Rachel Carson Center’s open-access journal Arcadia: Explorations in Environmental History features a special collection on “Diseases and Pests in History.” The collection explores historical perceptions and management of diseases and pests as well as broader environmental, political, and ethical implications of pest and disease control. It is curated by Pavla Šimková and Patrick Kupper. Arcadia has also published other relevant articles such as Kseniya Barabanova’s “The First Cholera Epidemic in St. Petersburg” and Cindy Ermus’s “The Plague of Provence: Early Advances in the Centralization of Crisis Management.”
“Troubling Species: Care and Belonging in a Relational World”

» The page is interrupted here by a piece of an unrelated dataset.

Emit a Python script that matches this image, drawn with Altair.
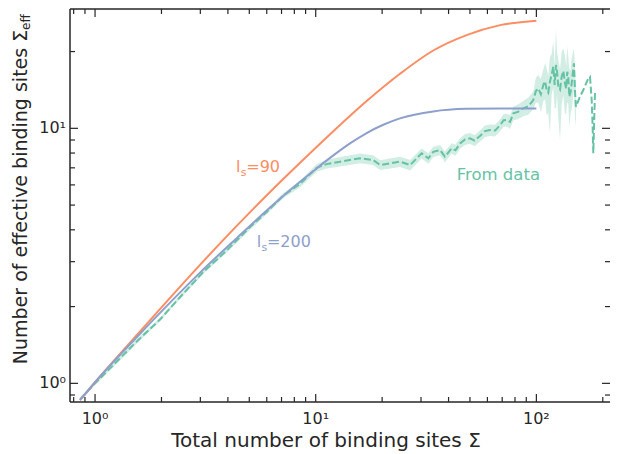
import altair as alt
import pandas as pd

# ---------------- data ----------------
# theory curve l_s = 90 (orange)
ls90_x = [0.855, 1.0, 1.545, 2.187, 2.99, 4.385, 6.21, 8.49, 12.02, 17.02, 24.1, 34.1, 48.3, 68.5, 100.0]
ls90_y = [0.86, 1.01, 1.545, 2.164, 2.915, 4.143, 5.63, 7.323, 9.741, 12.79, 16.36, 20.19, 23.21, 25.39, 26.42]

# theory curve l_s = 200 (blue)
ls200_x = [0.855, 1.0, 1.545, 2.187, 2.99, 4.385, 6.21, 8.49, 10.03, 12.02, 14.3, 17.02, 20.24, 24.1, 34.1, 48.3, 68.5, 100.0]
ls200_y = [0.86, 1.01, 1.516, 2.073, 2.718, 3.710, 4.891, 6.174, 6.932, 7.830, 8.727, 9.585, 10.33, 10.94, 11.65, 11.92, 11.97, 11.97]

# measured curve (green dashed)
data_x = [0.855, 1.0, 1.21, 1.545, 1.97, 2.43, 3.10, 3.95, 5.04, 6.0, 7.13, 8.49, 10.1, 11.2, 12.9,
          15.9, 18.2, 19.6, 21.7, 24.1, 26.8, 28.7, 30.2, 32.4, 34.1, 36.6, 38.5, 41.3, 43.0, 45.1,
          47.5, 50.0, 52.5, 55.5, 58.5, 61.6, 65.0, 68.5, 71.0, 73.4, 76.0, 78.6, 82.5, 87.2, 92.0,
          96.8, 99.5, 102.0, 104.8, 107.5, 109.5, 111.4, 113.2, 115.2, 117.2, 119.3, 121.0, 122.7,
          124.0, 125.7, 128.0, 130.2, 132.5, 134.8, 136.5, 138.0, 139.5, 141.0, 143.0, 144.5, 146.3,
          148.0, 149.6, 151.1, 157.6, 163.2, 171.9, 175.0, 178.1, 179.9, 181.1, 184.4]
data_y = [0.865, 1.0, 1.18, 1.46, 1.78, 2.18, 2.74, 3.32, 4.10, 4.70, 5.45, 6.05, 7.0, 7.24, 7.40,
          7.63, 7.51, 7.18, 7.29, 7.40, 7.18, 7.63, 7.98, 7.63, 8.09, 8.22, 7.74, 8.35, 8.20, 8.73,
          9.05, 9.14, 8.95, 9.33, 9.75, 9.85, 9.80, 10.30, 10.75, 10.78, 10.60, 11.45, 11.60, 11.97, 12.20,
          12.91, 14.0, 14.35, 13.6, 14.78, 15.3, 14.13, 13.8, 15.23, 16.2, 17.44, 14.8, 17.71,
          16.8, 14.56, 14.2, 15.93, 16.8, 15.01, 14.3, 16.67, 15.9, 13.30, 13.9, 15.01, 16.5,
          17.98, 14.13, 12.15, 13.30, 14.13, 15.71, 15.93, 12.91, 10.15, 7.98, 13.92]

# confidence band of the measured curve (only up to x = 151.1)
band_x = [x for x in data_x if x <= 151.1]
band_lo = [0.85, 0.985, 1.16, 1.43, 1.75, 2.14, 2.69, 3.26, 4.00, 4.60, 5.32, 5.88, 6.75, 6.95, 7.08,
           7.30, 7.18, 6.86, 6.96, 7.06, 6.84, 7.28, 7.62, 7.27, 7.72, 7.84, 7.36, 7.96, 7.80, 8.32,
           8.60, 8.70, 8.50, 8.86, 9.25, 9.34, 9.28, 9.74, 10.15, 10.16, 9.95, 10.75, 10.85, 11.15, 11.30,
           11.90, 12.6, 12.6, 11.6, 12.8, 13.0, 11.2, 11.5, 9.6, 13.5, 14.5, 12.0, 12.0,
           13.5, 11.0, 9.0, 12.4, 13.5, 11.3, 11.5, 12.6, 12.5, 10.15, 11.5, 11.8, 13.0,
           14.0, 11.0, 10.2]
band_hi = [0.88, 1.015, 1.20, 1.49, 1.81, 2.22, 2.79, 3.38, 4.20, 4.80, 5.58, 6.22, 7.25, 7.53, 7.72,
           7.96, 7.84, 7.50, 7.62, 7.74, 7.52, 7.98, 8.34, 7.99, 8.46, 8.60, 8.12, 8.74, 8.62, 9.14,
           9.50, 9.58, 9.40, 9.80, 10.25, 10.36, 10.32, 10.86, 11.35, 11.40, 11.25, 12.15, 12.40, 12.80, 13.20,
           13.95, 15.8, 16.2, 15.6, 17.0, 18.0, 17.2, 16.0, 19.0, 19.5, 22.0, 17.5, 24.5,
           20.0, 18.6, 17.0, 20.0, 20.5, 19.2, 17.5, 21.0, 19.0, 17.2, 16.8, 18.8, 19.8,
           20.5, 17.2, 14.4]

# annotation anchors (data coordinates)
ann90_x, ann90_y = 4.35, 6.74
ann200_x, ann200_y = 5.40, 3.41
annData_x, annData_y = 43.55, 6.27

# ticks and tick labels
x_major = [1, 10, 100]
x_major_labels = ["10⁰", "10¹", "10²"]
x_minor = [0.8, 0.9, 2, 3, 4, 5, 6, 7, 8, 9, 20, 30, 40, 50, 60, 70, 80, 90, 200]
y_major = [1, 10]
y_major_labels = ["10⁰", "10¹"]
y_minor = [0.9, 2, 3, 4, 5, 6, 7, 8, 9, 20]

x_title = "Total number of binding sites Σ"
y_title = "Number of effective binding sites Σ"
y_title_sub = "eff"

# ---------------- style ----------------
FONT = "DejaVu Sans"
INK = "#262626"
ORANGE = "#fc8d62"
BLUE = "#8da0cb"
GREEN = "#66c2a5"
W, H = 540, 393

xs = alt.Scale(type="log", domain=[0.770, 215.6], nice=False)
ys = alt.Scale(type="log", domain=[0.845, 29.37], nice=False)


def X(field):
    return alt.X(field, scale=xs, axis=None)


def Y(field):
    return alt.Y(field, scale=ys, axis=None)


green_df = pd.DataFrame({"x": data_x, "y": data_y})
band_df = pd.DataFrame({"x": band_x, "lo": band_lo, "hi": band_hi})
o_df = pd.DataFrame({"x": ls90_x, "y": ls90_y})
b_df = pd.DataFrame({"x": ls200_x, "y": ls200_y})

band = alt.Chart(band_df).mark_area(color=GREEN, opacity=0.3, clip=True).encode(
    x=X("x:Q"), y=Y("lo:Q"), y2="hi:Q")
green = alt.Chart(green_df).mark_line(color=GREEN, strokeWidth=2, strokeDash=[7, 3], clip=True).encode(
    x=X("x:Q"), y=Y("y:Q"))
orange = alt.Chart(o_df).mark_line(color=ORANGE, strokeWidth=2, interpolate="monotone", clip=True).encode(
    x=X("x:Q"), y=Y("y:Q"))
blue = alt.Chart(b_df).mark_line(color=BLUE, strokeWidth=2, interpolate="monotone", clip=True).encode(
    x=X("x:Q"), y=Y("y:Q"))


def point_df(x, y):
    return pd.DataFrame({"x": [x], "y": [y]})


def text_layer(x, y, txt, color, size=16, dx=0, dy=0):
    return alt.Chart(point_df(x, y)).mark_text(
        text=txt, align="left", baseline="alphabetic", font=FONT, fontSize=size,
        color=color, dx=dx, dy=dy
    ).encode(x=X("x:Q"), y=Y("y:Q"))


labels = [
    text_layer(ann90_x, ann90_y, "l", ORANGE),
    text_layer(ann90_x, ann90_y, "s", ORANGE, size=11, dx=4.8, dy=4),
    text_layer(ann90_x, ann90_y, "=90", ORANGE, dx=10.3),
    text_layer(ann200_x, ann200_y, "l", BLUE),
    text_layer(ann200_x, ann200_y, "s", BLUE, size=11, dx=4.8, dy=4),
    text_layer(ann200_x, ann200_y, "=200", BLUE, dx=10.3),
    text_layer(annData_x, annData_y, "From data", GREEN, size=16.5),
]

one = pd.DataFrame({"a": [0]})

# axis tick labels and titles as text
xlab = alt.Chart(pd.DataFrame({"v": x_major, "t": x_major_labels})).mark_text(
    align="center", baseline="alphabetic", font=FONT, fontSize=16, color=INK).encode(
    x=X("v:Q"), y=alt.value(H + 22), text="t:N")
ylab = alt.Chart(pd.DataFrame({"v": y_major, "t": y_major_labels})).mark_text(
    align="right", baseline="middle", font=FONT, fontSize=16, color=INK).encode(
    y=Y("v:Q"), x=alt.value(-4), text="t:N")
xtitle = alt.Chart(one).mark_text(
    text=x_title, align="center", baseline="alphabetic", font=FONT, fontSize=20, color=INK).encode(
    x=alt.value(256), y=alt.value(H + 45))
ytitle = alt.Chart(one).mark_text(
    text=y_title, angle=270, align="center", baseline="alphabetic", font=FONT, fontSize=19, color=INK).encode(
    x=alt.value(-43), y=alt.value(188))
eff = alt.Chart(one).mark_text(
    text=y_title_sub, angle=270, align="left", baseline="alphabetic", font=FONT, fontSize=12, color=INK).encode(
    x=alt.value(-40), y=alt.value(21))

# frame (spines) and inward ticks
spine_kw = dict(color=INK, strokeWidth=1.5)
spines = [
    alt.Chart(one).mark_rule(**spine_kw).encode(x=alt.value(0), x2=alt.value(W), y=alt.value(0)),
    alt.Chart(one).mark_rule(**spine_kw).encode(x=alt.value(0), x2=alt.value(W), y=alt.value(H)),
    alt.Chart(one).mark_rule(**spine_kw).encode(x=alt.value(0), y=alt.value(0), y2=alt.value(H)),
]


def xticks(vals, length):
    df = pd.DataFrame({"v": vals})
    bottom = alt.Chart(df).mark_rule(color=INK, strokeWidth=1.2).encode(
        x=X("v:Q"), y=alt.value(H), y2=alt.value(H - length))
    top = alt.Chart(df).mark_rule(color=INK, strokeWidth=1.2).encode(
        x=X("v:Q"), y=alt.value(0), y2=alt.value(length))
    return [bottom, top]


def yticks(vals, length):
    df = pd.DataFrame({"v": vals})
    left = alt.Chart(df).mark_rule(color=INK, strokeWidth=1.2).encode(
        y=Y("v:Q"), x=alt.value(0), x2=alt.value(length))
    right = alt.Chart(df).mark_rule(color=INK, strokeWidth=1.2).encode(
        y=Y("v:Q"), x=alt.value(W - length), x2=alt.value(W))
    return [left, right]


ticks = xticks(x_major, 8) + xticks(x_minor, 5) + yticks(y_major, 8) + yticks(y_minor, 5)

chart = alt.layer(
    band, green, orange, blue, *labels, xlab, ylab, xtitle, ytitle, eff, *spines, *ticks
).properties(
    width=W, height=H,
    autosize=alt.AutoSizeParams(type="none"),
    padding={"left": 62, "top": 1, "right": 0, "bottom": 52},
    background="white",
).configure_view(stroke=None)

chart.save("out.html", embed_options={"renderer": "svg", "actions": False})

The articles in the RCC Perspectives volume “Troubling Species: Care and Belonging in a Relational World,”explore some of the intricacy, ambiguity, and even irony in our perceptions and approaches to “multispecies” relations. What constitutes a pet or a pest, or defines something wild or domesticated? The knowledge and motives behind such classifications direct our ways of caring for and about other beings with whom we share our worlds, from culling for conservation to rehabilitation for research animals. But the categories and the types of care we assign are very often tenuous and troubled in nature.
Bioinvaders
Fourteen environmental historians investigate the rhetoric and realities of exotic, introduced, and “alien” species. The book comprises several general essays, exploring and challenging common perceptions about such species, and a series of case studies of specific species in specific contexts. Its geographical coverage ranges from the United Kingdom to New Zealand by way of South Africa, India, and Palestine; and the essays cover both historical and recent introductions.
Johnson, Sarah, ed. Bioinvaders. Themes in Environmental History Series. Cambridge: The White Horse Press, 2010.